:: Given information ::
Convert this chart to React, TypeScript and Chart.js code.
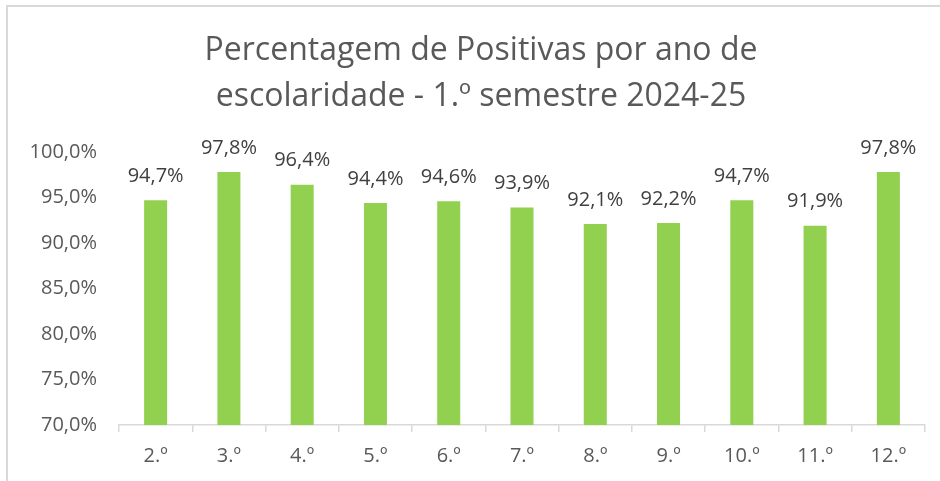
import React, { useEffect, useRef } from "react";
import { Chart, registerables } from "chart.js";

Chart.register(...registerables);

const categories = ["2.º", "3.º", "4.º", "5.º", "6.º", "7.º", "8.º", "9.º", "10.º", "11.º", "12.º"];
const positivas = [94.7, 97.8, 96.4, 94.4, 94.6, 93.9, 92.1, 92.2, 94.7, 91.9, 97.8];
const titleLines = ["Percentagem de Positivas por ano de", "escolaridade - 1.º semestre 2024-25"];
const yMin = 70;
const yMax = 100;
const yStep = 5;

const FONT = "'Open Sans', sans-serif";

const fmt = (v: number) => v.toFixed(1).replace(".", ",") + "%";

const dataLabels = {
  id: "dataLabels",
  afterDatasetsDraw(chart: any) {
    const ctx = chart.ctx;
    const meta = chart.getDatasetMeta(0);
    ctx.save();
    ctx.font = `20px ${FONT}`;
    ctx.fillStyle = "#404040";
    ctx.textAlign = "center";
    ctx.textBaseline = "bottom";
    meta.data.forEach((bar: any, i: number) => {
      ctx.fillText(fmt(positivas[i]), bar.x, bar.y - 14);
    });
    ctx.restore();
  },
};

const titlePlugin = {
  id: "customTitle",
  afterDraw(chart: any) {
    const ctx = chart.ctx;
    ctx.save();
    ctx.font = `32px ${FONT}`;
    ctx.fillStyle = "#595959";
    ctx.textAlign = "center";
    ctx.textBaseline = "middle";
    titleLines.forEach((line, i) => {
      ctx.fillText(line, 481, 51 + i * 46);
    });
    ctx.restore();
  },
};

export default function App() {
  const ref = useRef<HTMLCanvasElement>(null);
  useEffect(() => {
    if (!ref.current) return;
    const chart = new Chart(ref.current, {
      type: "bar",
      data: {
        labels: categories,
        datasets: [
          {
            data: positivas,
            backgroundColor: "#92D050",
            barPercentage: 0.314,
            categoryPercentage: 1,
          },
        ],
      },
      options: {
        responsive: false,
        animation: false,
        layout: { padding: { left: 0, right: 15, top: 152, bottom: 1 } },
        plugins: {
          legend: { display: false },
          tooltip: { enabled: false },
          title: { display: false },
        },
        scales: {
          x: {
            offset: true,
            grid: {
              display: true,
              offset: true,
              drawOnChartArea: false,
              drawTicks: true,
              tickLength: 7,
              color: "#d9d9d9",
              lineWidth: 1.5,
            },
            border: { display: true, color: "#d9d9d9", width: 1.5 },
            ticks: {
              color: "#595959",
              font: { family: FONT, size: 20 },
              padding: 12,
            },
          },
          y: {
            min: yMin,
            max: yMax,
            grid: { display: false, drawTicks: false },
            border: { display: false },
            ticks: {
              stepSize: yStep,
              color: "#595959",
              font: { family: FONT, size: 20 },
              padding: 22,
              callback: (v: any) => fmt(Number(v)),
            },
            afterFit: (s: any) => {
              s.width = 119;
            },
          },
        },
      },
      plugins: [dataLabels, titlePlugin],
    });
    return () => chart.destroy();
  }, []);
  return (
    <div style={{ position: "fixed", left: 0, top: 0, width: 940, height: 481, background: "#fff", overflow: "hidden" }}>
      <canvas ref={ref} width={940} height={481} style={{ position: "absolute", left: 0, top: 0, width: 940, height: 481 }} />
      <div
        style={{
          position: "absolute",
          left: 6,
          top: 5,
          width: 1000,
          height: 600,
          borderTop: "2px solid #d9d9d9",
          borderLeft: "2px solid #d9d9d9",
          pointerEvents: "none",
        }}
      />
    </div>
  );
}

:: Direction ::
Pictures are excluded; output everything else in the data verbatim.

:: Answer to this task ::
Convert this chart to React, TypeScript and Chart.js code.
import React, { useEffect, useRef } from "react";
import { Chart, registerables } from "chart.js";

Chart.register(...registerables);

const categories = ["2.º", "3.º", "4.º", "5.º", "6.º", "7.º", "8.º", "9.º", "10.º", "11.º", "12.º"];
const positivas = [94.7, 97.8, 96.4, 94.4, 94.6, 93.9, 92.1, 92.2, 94.7, 91.9, 97.8];
const titleLines = ["Percentagem de Positivas por ano de", "escolaridade - 1.º semestre 2024-25"];
const yMin = 70;
const yMax = 100;
const yStep = 5;

const FONT = "'Open Sans', sans-serif";

const fmt = (v: number) => v.toFixed(1).replace(".", ",") + "%";

const dataLabels = {
  id: "dataLabels",
  afterDatasetsDraw(chart: any) {
    const ctx = chart.ctx;
    const meta = chart.getDatasetMeta(0);
    ctx.save();
    ctx.font = `20px ${FONT}`;
    ctx.fillStyle = "#404040";
    ctx.textAlign = "center";
    ctx.textBaseline = "bottom";
    meta.data.forEach((bar: any, i: number) => {
      ctx.fillText(fmt(positivas[i]), bar.x, bar.y - 14);
    });
    ctx.restore();
  },
};

const titlePlugin = {
  id: "customTitle",
  afterDraw(chart: any) {
    const ctx = chart.ctx;
    ctx.save();
    ctx.font = `32px ${FONT}`;
    ctx.fillStyle = "#595959";
    ctx.textAlign = "center";
    ctx.textBaseline = "middle";
    titleLines.forEach((line, i) => {
      ctx.fillText(line, 481, 51 + i * 46);
    });
    ctx.restore();
  },
};

export default function App() {
  const ref = useRef<HTMLCanvasElement>(null);
  useEffect(() => {
    if (!ref.current) return;
    const chart = new Chart(ref.current, {
      type: "bar",
      data: {
        labels: categories,
        datasets: [
          {
            data: positivas,
            backgroundColor: "#92D050",
            barPercentage: 0.314,
            categoryPercentage: 1,
          },
        ],
      },
      options: {
        responsive: false,
        animation: false,
        layout: { padding: { left: 0, right: 15, top: 152, bottom: 1 } },
        plugins: {
          legend: { display: false },
          tooltip: { enabled: false },
          title: { display: false },
        },
        scales: {
          x: {
            offset: true,
            grid: {
              display: true,
              offset: true,
              drawOnChartArea: false,
              drawTicks: true,
              tickLength: 7,
              color: "#d9d9d9",
              lineWidth: 1.5,
            },
            border: { display: true, color: "#d9d9d9", width: 1.5 },
            ticks: {
              color: "#595959",
              font: { family: FONT, size: 20 },
              padding: 12,
            },
          },
          y: {
            min: yMin,
            max: yMax,
            grid: { display: false, drawTicks: false },
            border: { display: false },
            ticks: {
              stepSize: yStep,
              color: "#595959",
              font: { family: FONT, size: 20 },
              padding: 22,
              callback: (v: any) => fmt(Number(v)),
            },
            afterFit: (s: any) => {
              s.width = 119;
            },
          },
        },
      },
      plugins: [dataLabels, titlePlugin],
    });
    return () => chart.destroy();
  }, []);
  return (
    <div style={{ position: "fixed", left: 0, top: 0, width: 940, height: 481, background: "#fff", overflow: "hidden" }}>
      <canvas ref={ref} width={940} height={481} style={{ position: "absolute", left: 0, top: 0, width: 940, height: 481 }} />
      <div
        style={{
          position: "absolute",
          left: 6,
          top: 5,
          width: 1000,
          height: 600,
          borderTop: "2px solid #d9d9d9",
          borderLeft: "2px solid #d9d9d9",
          pointerEvents: "none",
        }}
      />
    </div>
  );
}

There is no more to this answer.